Black Cap AW. April 2020

Birds on the Common: Blackcap

If there is one bird that will be in full song during April out on Barnes Common, it will be the Blackcap.

This bird is another warbler and a summer visitor, arriving in March from its wintering quarters in Iberia and West Africa.

It has a clean fluting song, where the notes are rich but incredibly clear. It has been called the Northern Nightingale and while in truth, it’s some way from the Nightingale’s repertoire, it is one of the Common’s more charismatic songsters.

Blackcaps have been particularly successful in recent years with perhaps 20 pairs on the Common. They really like the large patches of brambles and nettles where their cup size, woven grass nests are usually located. Food includes insects, caterpillars, flies and spiders.

If you see a Blackcap with a rufous or chestnut cap, then you are looking at a female while scruffier looking individuals with chocolate brown caps are generally the youngsters.

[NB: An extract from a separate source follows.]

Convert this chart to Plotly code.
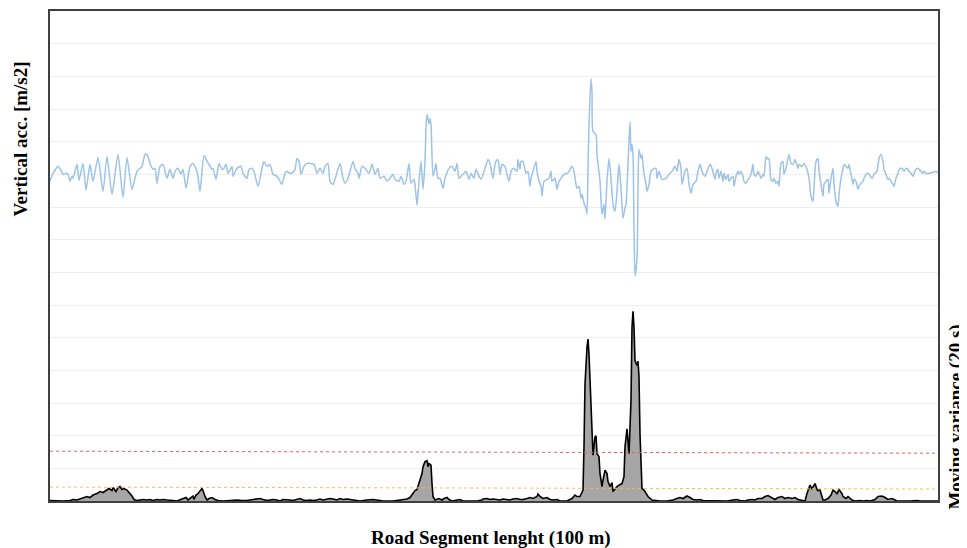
import plotly.graph_objects as go

# ---- Vertical acceleration (m/s2), sample index along the 100 m road segment ----
acc_x_1 = [0,3,5,8,11,13,16,18,20,22,23,27,29,33,36,40,43,48,53,57,62,68,73,77,82,87,92,95,97,100,
           103,105,107,110,113,117,120,123,125,128,131,133,136,140,143,147,150,154,157,159,162,163,166,169,172,174,176,178,182,183,
           187,191,193,197,199,202,204,208,212,214,217,220,223]
acc_v_1 = [-0.07,0.01,0.04,0.08,0.04,0.00,0.01,0.00,-0.07,-0.02,-0.04,0.10,-0.06,0.11,-0.16,0.10,-0.07,0.17,-0.17,0.18,
           -0.20,0.20,-0.23,0.17,-0.15,0.03,0.08,0.20,0.20,0.11,0.05,0.06,-0.09,0.08,0.10,-0.04,0.05,-0.04,0.03,0.06,
           0.00,0.05,-0.14,0.08,0.11,0.03,-0.17,0.19,0.13,0.10,0.05,0.06,-0.05,0.11,0.05,0.06,0.10,0.01,0.08,-0.02,
           0.06,0.08,0.01,-0.04,0.05,0.06,0.03,-0.12,0.06,0.13,0.08,0.10,0.00]

acc_x_2 = [227,229,232,235,237,240,243,245,247,249,251,254,257,260,264,267,270,273,275,278,
           280,283,285,290,293,295,298,303,305,308,309,312,315,319,322,325,328,330,334,337,
           340,343,345,349,351,354,356,359,361,364,365,367,369,371,373,375,376,377,379,380,
           381,383,385,386,388,390,393,395,399,402,405,407,409,411,414,416,419,421,424,426,
           429,431,435,438,440,443,445]
acc_v_2 = [-0.02,-0.05,-0.10,0.01,0.03,0.01,0.02,0.05,0.16,0.13,0.00,0.08,0.11,0.11,0.10,0.01,0.06,0.01,0.08,0.11,
           -0.07,-0.10,-0.05,0.11,-0.04,-0.09,-0.04,0.13,0.06,0.01,-0.04,0.08,0.06,0.01,0.10,0.00,0.06,-0.04,-0.02,-0.07,
           -0.04,0.00,-0.05,-0.07,-0.02,-0.10,-0.07,0.11,-0.09,-0.05,-0.10,-0.31,-0.07,0.13,-0.15,0.13,0.46,0.60,0.51,0.56,
           0.50,-0.02,0.06,0.11,-0.04,-0.04,-0.14,-0.04,0.06,0.08,0.03,0.11,-0.04,-0.02,0.01,0.03,-0.05,0.01,-0.04,0.05,
           -0.02,-0.05,0.06,0.15,0.11,-0.04,0.10]

acc_x_3 = [446,448,450,452,455,457,459,461,463,465,467,468,470,471,473,476,478,480,481,483,
           486,487,489,491,492,494,497,499,501,502,505,507,509,511,514,517,519,522,524,526,
           527,529,531,532,534,536,537,538,539,541,542,543,546,547,550,552,554,555,557,559,
           561,563,565,567,569,571,573,575,576,578,580,581,582,583,584,585,587,588,589,591,
           592,594,596,597,599,601,603,606,607,609,612,616,619,622,625,627,629,631,632,635,
           637,639,641,643,646,648,650,652,655,657,660,662,665]
acc_v_3 = [0.13,0.15,0.00,0.10,0.08,0.00,-0.07,0.03,0.06,0.05,0.03,0.15,0.05,0.13,0.13,0.01,0.03,-0.12,-0.04,0.03,
           0.13,0.03,-0.07,-0.12,-0.22,-0.07,-0.05,-0.04,0.03,-0.07,-0.04,-0.15,-0.07,-0.04,0.00,0.01,0.03,0.08,0.03,-0.10,
           -0.14,-0.12,-0.24,-0.20,-0.29,-0.34,-0.40,0.06,0.50,0.96,0.83,0.43,0.40,0.20,-0.07,-0.40,-0.30,-0.45,-0.07,0.16,
           -0.04,-0.30,-0.37,-0.17,0.10,-0.14,-0.44,-0.34,-0.30,0.10,0.53,0.23,0.30,0.20,-0.54,-1.02,-0.84,-0.14,0.25,0.16,
           0.20,0.00,-0.10,-0.17,-0.10,0.03,0.05,0.06,-0.04,0.03,-0.05,-0.04,0.00,0.03,0.08,0.03,0.15,0.06,-0.10,0.03,
           0.06,-0.10,-0.19,-0.10,-0.07,0.03,0.10,0.03,-0.02,0.03,0.10,0.06,-0.05]

acc_x_4 = [666,668,669,671,673,674,676,678,679,681,683,684,686,688,689,691,693,694,696,698,
           699,701,703,704,706,708,709,711,713,714,716,718,719,721,723,724,726,728,729,731,
           733,734,736,739,741,743,745,748,749,752,754,757,759,761,763,764,766,768,769,771,
           773,774,776,778,779,781,783,784,786,788,789,791,793,794,796,798,799,801,803,804,
           806,808,809,811,813,814,816,818,819,822,824,827,829,831,833,834,836,838,839,841,
           843,844,846,848,849,851,853,854,856,858,859,861,863,864,866,868,869,871,873,874,
           876,879,883,886,888]
acc_v_4 = [0.01,0.05,-0.04,0.03,-0.07,0.01,-0.05,0.00,-0.07,-0.04,-0.02,-0.12,-0.02,0.03,0.00,0.03,-0.02,-0.07,-0.09,-0.05,
           -0.04,0.00,0.10,0.00,-0.02,0.03,0.01,-0.04,0.00,-0.02,0.18,0.15,0.16,-0.05,-0.07,-0.04,-0.09,-0.07,-0.12,0.11,
           0.13,0.00,0.06,0.20,0.11,0.10,0.15,0.06,0.10,0.08,0.11,0.05,-0.04,-0.22,-0.27,-0.14,0.13,0.16,0.03,-0.10,
           -0.22,-0.10,-0.07,-0.05,-0.19,-0.04,0.06,-0.10,-0.27,-0.32,-0.20,-0.04,0.06,0.10,0.08,0.06,0.10,0.00,-0.10,-0.05,
           -0.07,-0.15,-0.12,-0.09,-0.07,-0.04,0.00,0.01,0.00,-0.04,0.00,0.03,0.16,0.20,0.13,0.05,0.00,-0.05,-0.04,-0.07,
           -0.10,-0.12,-0.04,0.01,0.05,0.06,0.05,0.03,0.06,0.05,0.03,0.01,-0.02,0.01,0.05,0.06,0.05,0.03,0.01,0.03,
           0.01,0.01,0.02,0.03,0.01]

# ---- Moving variance (20 s) ----
var_x_1 = [0,7,13,20,23,27,30,33,37,40,43,47,50,53,57,59,62,63,66,68,
           70,72,74,77,79,82,84,87,90,93,97,100,103,107,110,113,117,120,123,127,
           130,133,136,138,140,143,144,146,148,150,152,153,155,157,159,162,165,168,173,180,
           187,192,197,203,207,210,213,217,220,223,227,230,233,237,240,243,247,250,253,257,
           260,263,267,270,273,277,280,283,287,290,293,297]
var_v_1 = [0.01,0.00,0.00,0.01,0.03,0.02,0.04,0.07,0.09,0.07,0.12,0.15,0.19,0.17,0.22,0.25,0.21,0.27,0.19,0.27,
           0.29,0.23,0.25,0.22,0.17,0.10,0.03,0.01,0.02,0.03,0.02,0.03,0.01,0.03,0.02,0.03,0.02,0.02,0.01,0.00,
           0.02,0.05,0.07,0.02,0.05,0.10,0.03,0.12,0.15,0.19,0.25,0.21,0.09,0.02,0.05,0.07,0.03,0.01,0.00,0.01,
           0.02,0.01,0.01,0.03,0.05,0.05,0.03,0.01,0.02,0.03,0.02,0.00,0.03,0.03,0.02,0.01,0.03,0.05,0.02,0.01,
           0.02,0.01,0.02,0.04,0.02,0.03,0.05,0.04,0.02,0.05,0.03,0.04]

var_x_2 = [303,307,310,317,323,330,333,343,353,357,360,363,365,367,368,370,372,373,375,377,
           378,379,381,382,383,385,387,389,392,394,397,399,402,407,410,413,427,432,433,437,
           440,443,447,450,453,457,460,463,467,470,473,477,480,483,487,488,490,493,497,500,
           503,507,510,517,522,525,527,530,533,534,535,537,538,539,541,542,543,545,546,547,
           549,550,552,553,555,557,558,560,562,563,565,567,569,572,574,575,577,578,579,581,
           582,583,584,585,587,588,589,590,591,592,594,596,598,602,607]
var_v_2 = [0.02,0.01,0.00,0.02,0.03,0.01,0.00,0.00,0.02,0.04,0.07,0.15,0.21,0.23,0.29,0.42,0.55,0.69,0.79,0.81,
           0.69,0.75,0.72,0.35,0.09,0.02,0.03,0.05,0.02,0.05,0.07,0.03,0.00,0.02,0.03,0.00,0.00,0.02,0.04,0.05,
           0.03,0.04,0.03,0.02,0.04,0.03,0.02,0.04,0.05,0.03,0.03,0.05,0.07,0.05,0.09,0.14,0.09,0.05,0.07,0.03,
           0.02,0.03,0.00,0.00,0.05,0.12,0.09,0.09,0.22,1.09,2.35,3.09,3.25,2.95,2.09,1.35,0.92,1.29,1.31,0.95,
           0.89,0.55,0.29,0.42,0.62,0.55,0.39,0.29,0.37,0.19,0.25,0.29,0.32,0.35,0.49,1.09,1.45,1.22,0.95,2.02,
           3.49,3.81,3.49,2.82,2.72,2.81,2.49,1.35,0.55,0.25,0.22,0.15,0.09,0.02,0.00]

var_x_3 = [610,617,623,627,630,633,637,640,643,647,650,653,657,660,663,667,670,677,683,687,
           690,695,698,702,705,708,712,715,718,722,725,728,732,735,738,742,745,748,752,755,
           757,758,760,762,763,765,767,768,770,773,775,778,781,783,785,787,789,792,793,796,
           798,802,805,810,813,817,820,825,828,832,835,838,842,845,847,860,863,867,870,888]
var_v_3 = [0.00,0.00,0.02,0.05,0.07,0.05,0.10,0.07,0.03,0.02,0.03,0.01,0.01,0.00,0.01,0.00,0.01,0.00,0.02,0.03,
           0.01,0.00,0.02,0.03,0.02,0.05,0.05,0.09,0.11,0.07,0.03,0.07,0.09,0.05,0.07,0.05,0.07,0.03,0.01,0.00,
           0.15,0.22,0.32,0.25,0.29,0.35,0.23,0.21,0.22,0.02,0.02,0.05,0.12,0.22,0.19,0.15,0.23,0.15,0.09,0.05,
           0.09,0.02,0.00,0.01,0.00,0.01,0.00,0.03,0.09,0.10,0.07,0.03,0.05,0.02,0.00,0.00,0.01,0.01,0.00,0.00]

# ---- Threshold levels on the moving-variance axis ----
thr_x = [0, 888]
red_thr = [1.00, 0.96]
yellow_thr = [0.28, 0.24]

for a, b in [(acc_x_1, acc_v_1), (acc_x_2, acc_v_2), (acc_x_3, acc_v_3), (acc_x_4, acc_v_4),
             (var_x_1, var_v_1), (var_x_2, var_v_2), (var_x_3, var_v_3)]:
    assert len(a) == len(b), (len(a), len(b))

acc_x = acc_x_1 + acc_x_2 + acc_x_3 + acc_x_4
acc_v = acc_v_1 + acc_v_2 + acc_v_3 + acc_v_4
var_x = var_x_1 + var_x_2 + var_x_3
var_v = var_v_1 + var_v_2 + var_v_3

fig = go.Figure()
fig.add_trace(go.Scatter(x=acc_x, y=acc_v, mode="lines", yaxis="y",
                         line=dict(color="#9dc3e6", width=1.5, shape="spline", smoothing=0.6),
                         showlegend=False))
fig.add_trace(go.Scatter(x=var_x, y=var_v, mode="lines", yaxis="y2", fill="tozeroy",
                         fillcolor="#a6a6a6", line=dict(color="#000000", width=1.6),
                         showlegend=False))
fig.add_trace(go.Scatter(x=thr_x, y=red_thr, mode="lines", yaxis="y2",
                         line=dict(color="#e06060", width=1, dash="dot"), showlegend=False))
fig.add_trace(go.Scatter(x=thr_x, y=yellow_thr, mode="lines", yaxis="y2",
                         line=dict(color="#f3c14a", width=1, dash="dot"), showlegend=False))

title_font = dict(family="Liberation Serif", size=19, color="#000000")

# The page body has an 8 px margin, so the figure is made 8 px smaller
# and the plot area lands at x 50..938, y 9..501 of the window.
fig.update_layout(
    width=959, height=540, autosize=False,
    margin=dict(l=42, r=29, t=1, b=47, pad=0),
    paper_bgcolor="white", plot_bgcolor="white",
    xaxis=dict(range=[0, 888], showgrid=False, zeroline=False, showticklabels=False, ticks="",
               showline=True, linecolor="#404040", linewidth=1.5, mirror=True),
    yaxis=dict(range=[-3.28, 1.64], tick0=0, dtick=0.328, showgrid=True, gridcolor="#eeeeee",
               gridwidth=1, zeroline=False, showticklabels=False, ticks="",
               showline=True, linecolor="#404040", linewidth=1.5, mirror=True),
    yaxis2=dict(range=[0, 9.84], overlaying="y", side="right", showgrid=False, zeroline=False,
                showticklabels=False, ticks="", showline=False),
    annotations=[
        dict(text="<b>Vertical acc. [m/s2]</b>", xref="paper", yref="paper", x=-0.0338, y=0.74,
             xanchor="center", yanchor="middle", textangle=-90, showarrow=False, font=title_font),
        dict(text="<b>Road Segment lenght (100 m)</b>", xref="paper", yref="paper", x=0.4966, y=-0.0752,
             xanchor="center", yanchor="middle", showarrow=False, font=title_font),
        dict(text="<b>Moving variance (20 s)</b>", xref="paper", yref="paper", x=1.0205, y=0.1707,
             xanchor="center", yanchor="middle", textangle=-90, showarrow=False, font=title_font),
    ],
)

fig.write_html("out.html")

If you also hear what sounds like two pebbles striking one another, this is the Blackcap’s “tacc” alarm call.

Blackcaps also like fruit and berries and in late summer can be seen fuelling up on blackberries, ready for their journeys back south when they leave the Common in late August and early September.

However with climate change, Blackcaps are increasingly found in the winter too. These are generally birds from continental Europe, particularly Germany and Scandinavia that have decided to chance the UK, rather than make a long journey to Africa and can sometimes be seen at bird feeders in the winter months, especially where suet is on offer.